— START OF Raw data —
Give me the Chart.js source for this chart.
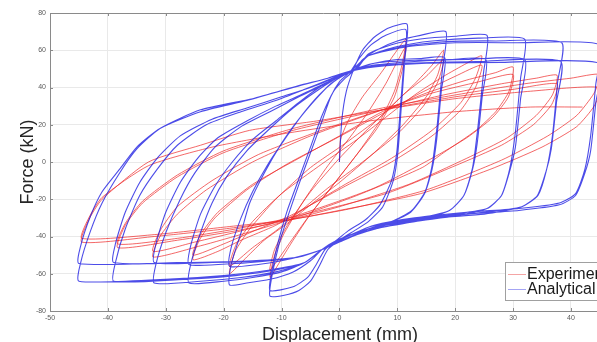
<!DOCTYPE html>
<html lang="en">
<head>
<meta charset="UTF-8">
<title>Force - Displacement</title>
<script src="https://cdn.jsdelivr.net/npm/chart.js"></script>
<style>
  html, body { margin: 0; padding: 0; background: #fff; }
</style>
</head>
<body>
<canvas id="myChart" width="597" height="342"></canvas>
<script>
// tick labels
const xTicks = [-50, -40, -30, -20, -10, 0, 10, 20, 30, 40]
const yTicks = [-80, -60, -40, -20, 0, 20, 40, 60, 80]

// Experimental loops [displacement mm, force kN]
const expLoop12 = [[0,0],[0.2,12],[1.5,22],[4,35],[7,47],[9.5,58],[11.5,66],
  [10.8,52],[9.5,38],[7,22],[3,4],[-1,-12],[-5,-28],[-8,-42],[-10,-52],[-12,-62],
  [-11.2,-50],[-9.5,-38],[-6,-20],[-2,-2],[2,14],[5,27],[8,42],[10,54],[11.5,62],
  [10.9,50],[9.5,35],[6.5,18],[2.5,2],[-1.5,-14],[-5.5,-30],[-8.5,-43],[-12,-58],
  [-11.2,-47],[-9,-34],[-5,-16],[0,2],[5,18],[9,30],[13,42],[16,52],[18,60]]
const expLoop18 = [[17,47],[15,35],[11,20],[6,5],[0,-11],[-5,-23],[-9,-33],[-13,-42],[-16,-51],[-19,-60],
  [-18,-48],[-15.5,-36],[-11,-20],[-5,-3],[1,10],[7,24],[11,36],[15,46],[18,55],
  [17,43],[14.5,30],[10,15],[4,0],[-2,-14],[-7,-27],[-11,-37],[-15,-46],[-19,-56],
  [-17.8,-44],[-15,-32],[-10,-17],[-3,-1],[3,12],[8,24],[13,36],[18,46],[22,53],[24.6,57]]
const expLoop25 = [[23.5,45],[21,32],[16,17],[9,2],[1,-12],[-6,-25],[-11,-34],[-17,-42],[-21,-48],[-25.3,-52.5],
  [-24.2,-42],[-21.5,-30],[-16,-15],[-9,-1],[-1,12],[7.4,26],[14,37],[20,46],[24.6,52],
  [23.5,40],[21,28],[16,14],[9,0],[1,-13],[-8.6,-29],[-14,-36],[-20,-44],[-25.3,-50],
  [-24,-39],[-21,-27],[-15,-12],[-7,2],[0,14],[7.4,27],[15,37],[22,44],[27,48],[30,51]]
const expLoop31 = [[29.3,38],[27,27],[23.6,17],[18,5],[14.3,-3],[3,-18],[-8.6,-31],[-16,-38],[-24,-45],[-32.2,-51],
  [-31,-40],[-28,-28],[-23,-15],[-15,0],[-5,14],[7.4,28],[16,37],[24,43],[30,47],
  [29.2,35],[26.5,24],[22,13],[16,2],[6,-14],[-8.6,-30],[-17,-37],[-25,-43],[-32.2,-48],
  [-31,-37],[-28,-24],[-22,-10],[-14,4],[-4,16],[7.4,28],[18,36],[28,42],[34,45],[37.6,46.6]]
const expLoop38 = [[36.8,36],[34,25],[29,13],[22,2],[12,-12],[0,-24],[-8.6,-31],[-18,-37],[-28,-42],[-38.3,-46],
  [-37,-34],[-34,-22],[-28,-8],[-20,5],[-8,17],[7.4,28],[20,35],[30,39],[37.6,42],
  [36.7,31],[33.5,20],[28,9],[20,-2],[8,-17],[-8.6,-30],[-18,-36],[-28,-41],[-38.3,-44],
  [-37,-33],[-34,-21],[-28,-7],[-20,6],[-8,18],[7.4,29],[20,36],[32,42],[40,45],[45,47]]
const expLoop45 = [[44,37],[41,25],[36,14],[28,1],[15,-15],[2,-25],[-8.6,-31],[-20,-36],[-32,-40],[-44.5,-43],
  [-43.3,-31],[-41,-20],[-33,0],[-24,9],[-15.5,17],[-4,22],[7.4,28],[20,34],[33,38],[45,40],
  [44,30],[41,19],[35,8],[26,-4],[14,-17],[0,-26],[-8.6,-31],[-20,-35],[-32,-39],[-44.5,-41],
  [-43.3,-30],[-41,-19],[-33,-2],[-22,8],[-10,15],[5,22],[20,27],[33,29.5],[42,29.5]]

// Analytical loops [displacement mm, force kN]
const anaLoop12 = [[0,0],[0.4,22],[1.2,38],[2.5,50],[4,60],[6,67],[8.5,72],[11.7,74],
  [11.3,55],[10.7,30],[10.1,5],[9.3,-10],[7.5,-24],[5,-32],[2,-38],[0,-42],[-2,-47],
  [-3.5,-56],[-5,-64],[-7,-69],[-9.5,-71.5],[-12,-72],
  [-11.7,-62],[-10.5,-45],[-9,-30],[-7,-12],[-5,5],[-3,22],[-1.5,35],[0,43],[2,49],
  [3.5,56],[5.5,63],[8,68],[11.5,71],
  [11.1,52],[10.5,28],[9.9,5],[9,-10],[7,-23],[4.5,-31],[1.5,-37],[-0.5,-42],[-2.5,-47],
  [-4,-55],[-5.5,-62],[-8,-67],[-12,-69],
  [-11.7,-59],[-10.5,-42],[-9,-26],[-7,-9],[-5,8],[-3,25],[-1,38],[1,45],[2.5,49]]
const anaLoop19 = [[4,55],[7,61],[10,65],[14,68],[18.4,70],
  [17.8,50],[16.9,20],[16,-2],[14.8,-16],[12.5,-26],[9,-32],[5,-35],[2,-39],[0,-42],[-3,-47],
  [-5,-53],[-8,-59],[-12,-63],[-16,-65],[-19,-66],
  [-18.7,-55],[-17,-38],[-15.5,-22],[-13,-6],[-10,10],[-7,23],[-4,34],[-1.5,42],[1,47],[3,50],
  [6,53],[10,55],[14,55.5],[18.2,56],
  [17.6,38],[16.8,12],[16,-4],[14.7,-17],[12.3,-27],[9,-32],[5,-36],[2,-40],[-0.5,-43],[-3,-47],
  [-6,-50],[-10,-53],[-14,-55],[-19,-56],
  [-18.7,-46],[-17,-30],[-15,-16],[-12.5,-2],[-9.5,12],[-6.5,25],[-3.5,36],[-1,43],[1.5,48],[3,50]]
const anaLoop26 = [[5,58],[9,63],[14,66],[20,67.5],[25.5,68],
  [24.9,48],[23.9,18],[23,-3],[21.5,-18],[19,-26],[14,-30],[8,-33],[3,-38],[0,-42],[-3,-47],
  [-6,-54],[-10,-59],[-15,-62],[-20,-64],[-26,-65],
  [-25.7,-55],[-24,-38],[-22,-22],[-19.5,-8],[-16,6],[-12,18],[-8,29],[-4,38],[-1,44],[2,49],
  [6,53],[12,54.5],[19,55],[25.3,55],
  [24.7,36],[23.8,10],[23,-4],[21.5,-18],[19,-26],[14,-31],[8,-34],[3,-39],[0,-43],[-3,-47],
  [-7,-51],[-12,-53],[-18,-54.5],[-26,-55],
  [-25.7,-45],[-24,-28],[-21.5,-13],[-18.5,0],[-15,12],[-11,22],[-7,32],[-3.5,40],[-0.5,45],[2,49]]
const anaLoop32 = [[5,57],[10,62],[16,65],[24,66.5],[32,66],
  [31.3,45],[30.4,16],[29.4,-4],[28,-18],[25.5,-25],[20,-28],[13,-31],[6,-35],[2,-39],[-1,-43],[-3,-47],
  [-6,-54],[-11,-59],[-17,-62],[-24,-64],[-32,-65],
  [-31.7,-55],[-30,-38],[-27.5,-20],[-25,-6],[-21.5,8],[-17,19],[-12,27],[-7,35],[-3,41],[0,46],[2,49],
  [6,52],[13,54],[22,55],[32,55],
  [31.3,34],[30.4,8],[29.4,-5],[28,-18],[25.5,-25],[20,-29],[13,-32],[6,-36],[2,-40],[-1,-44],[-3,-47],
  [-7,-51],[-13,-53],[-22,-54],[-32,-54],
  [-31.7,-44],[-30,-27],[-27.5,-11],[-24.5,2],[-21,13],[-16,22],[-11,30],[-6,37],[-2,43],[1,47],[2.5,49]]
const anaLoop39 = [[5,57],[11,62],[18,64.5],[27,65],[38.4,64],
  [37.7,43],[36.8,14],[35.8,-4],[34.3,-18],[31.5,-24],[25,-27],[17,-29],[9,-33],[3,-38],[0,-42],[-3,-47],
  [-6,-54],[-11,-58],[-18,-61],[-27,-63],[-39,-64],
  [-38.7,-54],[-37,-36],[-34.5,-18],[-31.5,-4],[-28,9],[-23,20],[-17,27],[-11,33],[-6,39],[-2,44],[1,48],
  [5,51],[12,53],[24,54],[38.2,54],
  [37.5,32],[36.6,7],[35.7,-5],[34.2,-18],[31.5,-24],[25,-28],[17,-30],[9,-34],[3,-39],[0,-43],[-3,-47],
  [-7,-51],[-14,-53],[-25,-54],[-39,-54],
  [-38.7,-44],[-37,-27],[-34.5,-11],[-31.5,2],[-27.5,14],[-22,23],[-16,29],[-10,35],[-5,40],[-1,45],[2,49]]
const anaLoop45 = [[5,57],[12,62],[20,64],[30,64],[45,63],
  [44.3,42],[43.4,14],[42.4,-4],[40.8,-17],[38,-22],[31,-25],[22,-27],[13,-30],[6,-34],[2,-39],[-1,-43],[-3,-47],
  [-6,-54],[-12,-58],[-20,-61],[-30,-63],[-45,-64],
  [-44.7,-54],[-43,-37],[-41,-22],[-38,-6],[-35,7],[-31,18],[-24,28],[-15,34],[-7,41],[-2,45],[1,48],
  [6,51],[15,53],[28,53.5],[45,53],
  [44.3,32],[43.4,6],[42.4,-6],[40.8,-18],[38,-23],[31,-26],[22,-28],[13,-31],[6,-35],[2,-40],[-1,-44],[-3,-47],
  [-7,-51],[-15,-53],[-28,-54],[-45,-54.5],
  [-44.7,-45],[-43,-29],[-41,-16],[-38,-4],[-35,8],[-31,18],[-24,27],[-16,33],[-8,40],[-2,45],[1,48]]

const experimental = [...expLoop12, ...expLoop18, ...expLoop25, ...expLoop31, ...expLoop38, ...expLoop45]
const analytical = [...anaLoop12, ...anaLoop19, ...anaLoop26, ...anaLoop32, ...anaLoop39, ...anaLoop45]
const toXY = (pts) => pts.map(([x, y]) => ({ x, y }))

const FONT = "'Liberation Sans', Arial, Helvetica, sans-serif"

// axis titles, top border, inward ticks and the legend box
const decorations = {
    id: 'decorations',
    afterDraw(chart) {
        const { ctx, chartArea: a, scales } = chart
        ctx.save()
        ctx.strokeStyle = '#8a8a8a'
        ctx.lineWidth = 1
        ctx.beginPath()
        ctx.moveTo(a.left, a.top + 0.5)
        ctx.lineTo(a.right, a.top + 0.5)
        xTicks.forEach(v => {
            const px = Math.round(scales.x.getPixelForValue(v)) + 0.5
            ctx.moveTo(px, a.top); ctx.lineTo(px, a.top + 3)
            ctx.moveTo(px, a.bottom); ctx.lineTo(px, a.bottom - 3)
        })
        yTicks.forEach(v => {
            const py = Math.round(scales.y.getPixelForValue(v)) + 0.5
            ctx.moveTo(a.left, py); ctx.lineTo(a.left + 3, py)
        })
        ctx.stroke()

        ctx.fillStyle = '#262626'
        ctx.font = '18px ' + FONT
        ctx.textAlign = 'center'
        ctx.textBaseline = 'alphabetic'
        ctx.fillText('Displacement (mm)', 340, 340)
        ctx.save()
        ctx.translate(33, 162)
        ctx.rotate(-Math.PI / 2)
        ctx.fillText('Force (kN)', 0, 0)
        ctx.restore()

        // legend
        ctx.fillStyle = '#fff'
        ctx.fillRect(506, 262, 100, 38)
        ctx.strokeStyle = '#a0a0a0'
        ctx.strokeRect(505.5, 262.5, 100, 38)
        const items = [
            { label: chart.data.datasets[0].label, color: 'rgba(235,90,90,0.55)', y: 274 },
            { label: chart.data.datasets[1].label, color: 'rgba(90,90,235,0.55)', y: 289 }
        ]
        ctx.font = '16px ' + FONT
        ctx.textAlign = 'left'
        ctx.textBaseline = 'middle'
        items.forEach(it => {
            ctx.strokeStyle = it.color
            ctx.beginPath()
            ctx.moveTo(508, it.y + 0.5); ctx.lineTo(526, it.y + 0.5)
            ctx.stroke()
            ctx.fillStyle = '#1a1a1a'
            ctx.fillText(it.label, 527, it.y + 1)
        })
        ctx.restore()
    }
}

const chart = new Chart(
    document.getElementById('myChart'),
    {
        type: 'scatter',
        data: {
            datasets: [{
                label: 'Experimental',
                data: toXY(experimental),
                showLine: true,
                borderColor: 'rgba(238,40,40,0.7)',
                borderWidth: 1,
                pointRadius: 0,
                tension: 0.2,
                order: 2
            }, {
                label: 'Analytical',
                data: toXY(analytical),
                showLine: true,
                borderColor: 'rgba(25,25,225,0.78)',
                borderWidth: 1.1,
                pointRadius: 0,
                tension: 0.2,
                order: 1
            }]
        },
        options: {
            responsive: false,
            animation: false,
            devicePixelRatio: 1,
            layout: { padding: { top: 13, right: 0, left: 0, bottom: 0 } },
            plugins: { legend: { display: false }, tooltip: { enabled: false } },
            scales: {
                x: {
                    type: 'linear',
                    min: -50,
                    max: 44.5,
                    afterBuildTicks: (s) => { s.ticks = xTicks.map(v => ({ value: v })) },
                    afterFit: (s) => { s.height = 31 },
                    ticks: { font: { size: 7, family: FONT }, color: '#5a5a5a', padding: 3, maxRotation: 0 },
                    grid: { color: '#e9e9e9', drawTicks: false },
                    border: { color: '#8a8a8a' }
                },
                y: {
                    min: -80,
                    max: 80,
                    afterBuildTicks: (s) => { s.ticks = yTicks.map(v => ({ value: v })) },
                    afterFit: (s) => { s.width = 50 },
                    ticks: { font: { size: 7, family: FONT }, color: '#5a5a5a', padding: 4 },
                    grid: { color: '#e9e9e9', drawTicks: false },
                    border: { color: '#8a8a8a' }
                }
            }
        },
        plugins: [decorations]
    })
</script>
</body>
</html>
— END OF Raw data —
Task statement >> Look at the listing and set down only the lines from its start through the line with "40, 60, 80]", word for word and without pictures.

The solution >>
Give me the Chart.js source for this chart.
<!DOCTYPE html>
<html lang="en">
<head>
<meta charset="UTF-8">
<title>Force - Displacement</title>
<script src="https://cdn.jsdelivr.net/npm/chart.js"></script>
<style>
  html, body { margin: 0; padding: 0; background: #fff; }
</style>
</head>
<body>
<canvas id="myChart" width="597" height="342"></canvas>
<script>
// tick labels
const xTicks = [-50, -40, -30, -20, -10, 0, 10, 20, 30, 40]
const yTicks = [-80, -60, -40, -20, 0, 20, 40, 60, 80]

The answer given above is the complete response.